The shell pile that was dug up contained about 68,000 pieces, of which 97% are Purple Dye Murex or sea snails (Stramonita haemastoma) which tells us about the work specialization in this site. The pieces were found routed systematically in the part that was used to extract the purple dye from the inside of the sea snail, with its hypobranchial gland intact, enabling the  obtainment of the greatest quantity and quality of purple dye.


The presence of architectural structures with several walled rooms for separation purposes tells us of the likeliness that this was not a brief campaign and that it must have been an important factory which would indicate definite seasonal human presence on the Isle of Lobos.


The hypothesis of the archaeologists involved in the diggings is that it was a purple dye extraction workshop for its exportation in the high-imperial period spanning from the 1st century B.C. to the 1st century A.D.


The purple dye was very valuable in ancient times, used for dying cloaks and tunics purple, which were a luxury that distinguished the upper classes.


There are still many unanswered questions at this site that only research can answer, such as: Where did the factory workers come from? Where did they get fresh water and food? Did they trade with the indigenous people from Lanzarote and Fuerteventura or did they take enough food and water with them to last throughout their stay on the island?

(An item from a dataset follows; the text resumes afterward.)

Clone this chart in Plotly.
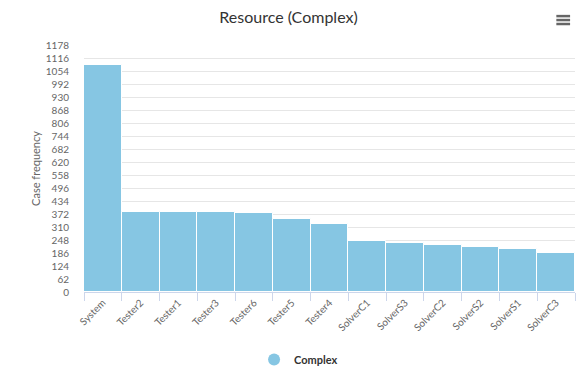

Las Lagunitas (the little lagoons) is the largest salt marsh on the island and is the greatest botanical attraction on Lobos, hosting the presence of a one of a kind species in the world: The immortelle (everlasting) flower of Lobos (Limonium ovalifolium canariensis or Limonium bollei)



The Martiño lighthouse started working in 1865 which marked permanent human presence on the Isle of Lobos until the year 1968, when the lighthouse became automated and the lighthouse keepers left the facility. Construction on the Martiño lighthouse began in 1860 by a crew of Portuguese workers that took 5 years to build it. Juan León y Castillo, an engineer from Telde, Gran Canaria designed 8 of the 20 lighthouses built in the Canaries at the end of the 19th century. The Martiño lighthouse is located in the north of the island, at Punta (point) de Martiño. With the lighthouse having been built, many people were to settle on the Isle of Lobos and be born on it, such as Margarita Rial González, daughter of the lighthouse keeper José Rial Vázquez and mother of the writer Alberto Vázquez-Figueroa Rial, who signed the prologue of the aforementioned book. But of all the people linked to the Isle of Lobos, one figure that stands out is Josefina Plá Guerra, born on the isle in 1903. Poetess, playwright, narrator, essayist, art critic, painter and journalist. In 1924 she married Paraguayan artist Andrés Campos Cervera and in 1926 she settled in Paraguay until 1999, the year she passed away at 96 years of age. Josefina Plá Guerra was a member of the Paraguayan Langauge Academy, the Academy of History of Paraguay, was distinguished with the title of “Doctora Honoris Causa” by the University of Asunción in 1981, received a gold medal in Fine Arts from Spain, a finalist in the Premio Príncipe de Asturias Awards in 1981 and nominated for the Cervantes Award in 1989 and 1994. A sculpture of her welcomes visitors at the Lobos harbor.